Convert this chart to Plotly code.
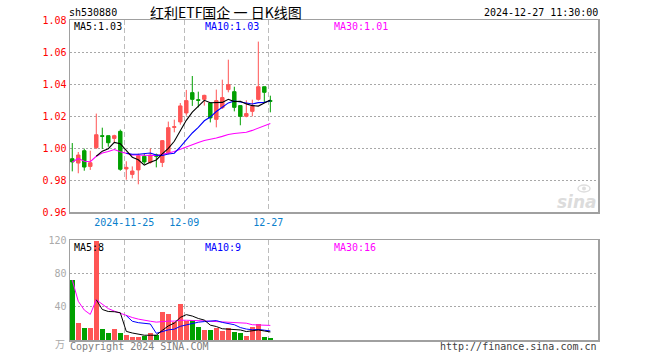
import plotly.graph_objects as go
import pandas as pd

# ---------------- data ----------------
dates = ["2024-11-12", "2024-11-13", "2024-11-14", "2024-11-15", "2024-11-18",
         "2024-11-19", "2024-11-20", "2024-11-21", "2024-11-22", "2024-11-25",
         "2024-11-26", "2024-11-27", "2024-11-28", "2024-11-29", "2024-12-02",
         "2024-12-03", "2024-12-04", "2024-12-05", "2024-12-06", "2024-12-09",
         "2024-12-10", "2024-12-11", "2024-12-12", "2024-12-13", "2024-12-16",
         "2024-12-17", "2024-12-18", "2024-12-19", "2024-12-20", "2024-12-23",
         "2024-12-24", "2024-12-25", "2024-12-26", "2024-12-27"]
opens = [0.9933, 0.9906, 0.9983, 0.9885, 1.0002, 1.0077, 1.0077, 1.0060, 1.0104, 0.9869,
         0.9835, 0.9863, 0.9948, 0.9910, 0.9958, 0.9910, 0.9969, 1.0129, 1.0163, 1.0219,
         1.0346, 1.0302, 1.0304, 1.0281, 1.0179, 1.0252, 1.0365, 1.0352, 1.0265, 1.0198,
         1.0229, 1.0304, 1.0383, 1.0296]
highs = [1.0031, 0.9975, 0.9996, 0.9983, 1.0215, 1.0127, 1.0078, 1.0083, 1.0115, 0.9917,
         0.9885, 0.9965, 0.9965, 0.9998, 0.9965, 1.0050, 1.0165, 1.0177, 1.0281, 1.0363,
         1.0450, 1.0352, 1.0333, 1.0283, 1.0365, 1.0427, 1.0552, 1.0383, 1.0265, 1.0298,
         1.0302, 1.0665, 1.0383, 1.0327]
lows = [0.9854, 0.9842, 0.9858, 0.9863, 0.9994, 0.9994, 1.0008, 1.0035, 0.9858, 0.9802,
        0.9810, 0.9773, 0.9900, 0.9902, 0.9879, 0.9881, 0.9960, 1.0098, 1.0146, 1.0202,
        1.0263, 1.0254, 1.0265, 1.0160, 1.0129, 1.0244, 1.0348, 1.0229, 1.0142, 1.0192,
        1.0198, 1.0296, 1.0281, 1.0223]
closes = [0.9913, 0.9956, 0.9881, 0.9908, 1.0083, 1.0073, 1.0033, 1.0077, 0.9867, 0.9879,
          0.9856, 0.9952, 0.9913, 0.9956, 0.9948, 1.0046, 1.0127, 1.0133, 1.0263, 1.0296,
          1.0304, 1.0298, 1.0329, 1.0188, 1.0296, 1.0315, 1.0396, 1.0254, 1.0198, 1.0215,
          1.0260, 1.0383, 1.0348, 1.0292]
volumes = [71.9, 21.0, 15.0, 15.0, 118.4, 13.7, 8.9, 13.7, 8.9, 6.5,
           4.0, 4.0, 5.3, 8.9, 6.5, 33.1, 30.7, 22.2, 42.8, 23.4,
           24.6, 16.2, 12.5, 12.5, 15.0, 11.3, 15.0, 10.1, 8.9, 5.3,
           16.2, 19.8, 4.0, 2.8]

price_ticks = [0.96, 0.98, 1.00, 1.02, 1.04, 1.06, 1.08]
vol_ticks = [40, 80, 120]
date_ticks = ["2024-11-25", "2024-12-09", "2024-12-27"]
date_ticktext = ["2024-11-25", "12-09", "12-27"]

# ---------------- derived ----------------
idx = list(range(len(dates)))
cs = pd.Series(closes)
vs = pd.Series(volumes)
ma5 = cs.rolling(5).mean()
ma10 = cs.rolling(10).mean()
ma30 = cs.rolling(30, min_periods=1).mean()
vma5 = vs.rolling(5).mean()
vma10 = vs.rolling(10).mean()
vma30 = vs.rolling(30, min_periods=1).mean()

RED = "#ff5555"
GREEN = "#00a000"
vol_colors = [RED if c >= o else GREEN for o, c in zip(opens, closes)]
tick_pos = [dates.index(d) - 1 / 3 for d in date_ticks]

W, H = 660, 360
def px(x): return x / W
def py(y): return 1 - y / H

fig = go.Figure()
fig.add_trace(go.Candlestick(
    x=idx, open=opens, high=highs, low=lows, close=closes,
    increasing=dict(line=dict(color=RED, width=1), fillcolor=RED),
    decreasing=dict(line=dict(color=GREEN, width=1), fillcolor=GREEN),
    whiskerwidth=0, xaxis="x", yaxis="y", showlegend=False, hoverinfo="skip"))
for s, col in [(ma30, "#ff00ff"), (ma10, "#0000ff"), (ma5, "#000000")]:
    fig.add_trace(go.Scatter(x=idx, y=s, mode="lines", line=dict(color=col, width=1.1),
                             xaxis="x", yaxis="y", showlegend=False, hoverinfo="skip"))
fig.add_trace(go.Bar(x=idx, y=volumes, marker=dict(color=vol_colors, line=dict(width=0)),
                     width=0.8, xaxis="x2", yaxis="y2", showlegend=False, hoverinfo="skip"))
for s, col in [(vma30, "#ff00ff"), (vma10, "#0000ff"), (vma5, "#000000")]:
    fig.add_trace(go.Scatter(x=idx, y=s, mode="lines", line=dict(color=col, width=1),
                             xaxis="x2", yaxis="y2", showlegend=False, hoverinfo="skip"))

MONO = "DejaVu Sans Mono"
FRAME = "#a0a0a0"
xr = [-0.38, 87.6]
common_x = dict(range=xr, showline=True, mirror=True, linecolor=FRAME, linewidth=1.5,
                showgrid=True, gridcolor="#bcbcbc", griddash="5px,3px", gridwidth=1.5,
                tickvals=tick_pos, zeroline=False, ticks="", automargin=False)
fig.update_layout(
    template="none",
    width=W, height=H, margin=dict(l=0, r=0, t=0, b=0, pad=0), autosize=False,
    paper_bgcolor="white", plot_bgcolor="white", boxgap=0.18, bargap=0,
    xaxis=dict(domain=[px(70), px(598)], anchor="y", ticktext=date_ticktext,
               tickfont=dict(family=MONO, size=10, color="#0a80cc"),
               rangeslider=dict(visible=False), **common_x),
    yaxis=dict(domain=[py(212), py(20)], range=[0.96, 1.08], anchor="x",
               tickvals=price_ticks, ticktext=["%.2f" % v for v in price_ticks],
               tickfont=dict(family=MONO, size=10, color="#ff0000"),
               showline=True, mirror=True, linecolor=FRAME, linewidth=1.5,
               showgrid=True, gridcolor="#a8a8a8", griddash="2px,2px", gridwidth=1,
               zeroline=False, ticks="", automargin=False),
    xaxis2=dict(domain=[px(70), px(598)], anchor="y2", matches="x", showticklabels=False,
                **common_x),
    yaxis2=dict(domain=[py(340), py(240)], range=[0, 120], anchor="x2",
                tickvals=vol_ticks, ticktext=[str(v) for v in vol_ticks],
                tickfont=dict(family=MONO, size=10, color="#aaaaaa"),
                showline=True, mirror=True, linecolor=FRAME, linewidth=1.5,
                showgrid=True, gridcolor="#a8a8a8", griddash="2px,2px", gridwidth=1,
                zeroline=False, ticks="", automargin=False),
)

def ann(text, x, y, color="#000000", size=10, family=MONO, xanchor="left", **kw):
    fig.add_annotation(text=text, x=px(x), y=py(y), xref="paper", yref="paper",
                       xanchor=xanchor, yanchor="middle", showarrow=False, borderpad=0,
                       font=dict(family=family, size=size, color=color), **kw)

ann("sh530880", 68, 13)
ann("红利ETF国企 一 日K线图", 149, 12, size=14, family="Noto Sans CJK SC")
ann("2024-12-27 11:30:00", 599, 13, xanchor="right")
ann("MA5:1.03", 73, 27)
ann("MA10:1.03", 204, 27, color="#0000ff")
ann("MA30:1.01", 333, 27, color="#ff00ff")
ann("MA5:8", 73, 247)
ann("MA10:9", 204, 247, color="#0000ff")
ann("MA30:16", 333, 247, color="#ff00ff")
ann("万", 66, 343, color="#aaaaaa", size=10, family="Noto Sans CJK SC", xanchor="right")
ann("Copyright 2024 SINA.COM", 69, 346, color="#808080")
ann("http://finance.sina.com.cn", 598, 346, color="#404040", xanchor="right")
ann("<b><i>sina</i></b>", 577, 202, color="#dcdcdc", size=17, family="DejaVu Sans",
    xanchor="center")
# small eye-shaped logo mark of the watermark
fig.add_shape(type="circle", xref="paper", yref="paper",
              x0=px(578), x1=px(590), y0=py(192), y1=py(185),
              line=dict(color="#dedede", width=1.5), fillcolor="rgba(0,0,0,0)")
fig.add_shape(type="circle", xref="paper", yref="paper",
              x0=px(582), x1=px(586), y0=py(190.5), y1=py(186.5),
              line=dict(width=0), fillcolor="#dedede")

fig.write_html("out.html", config={"displayModeBar": False, "staticPlot": True},
               post_script="document.body.style.margin='0px';document.body.style.overflow='hidden';")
◇ ◇ ◇ ◇ ◇ ◇ ◇
* **Task instructions**: Everything from the first line to the line with "import pandas as pd" must be repeated exactly, and nothing else. Leave the pictures out.

* **Exercise result**:
Convert this chart to Plotly code.
import plotly.graph_objects as go
import pandas as pd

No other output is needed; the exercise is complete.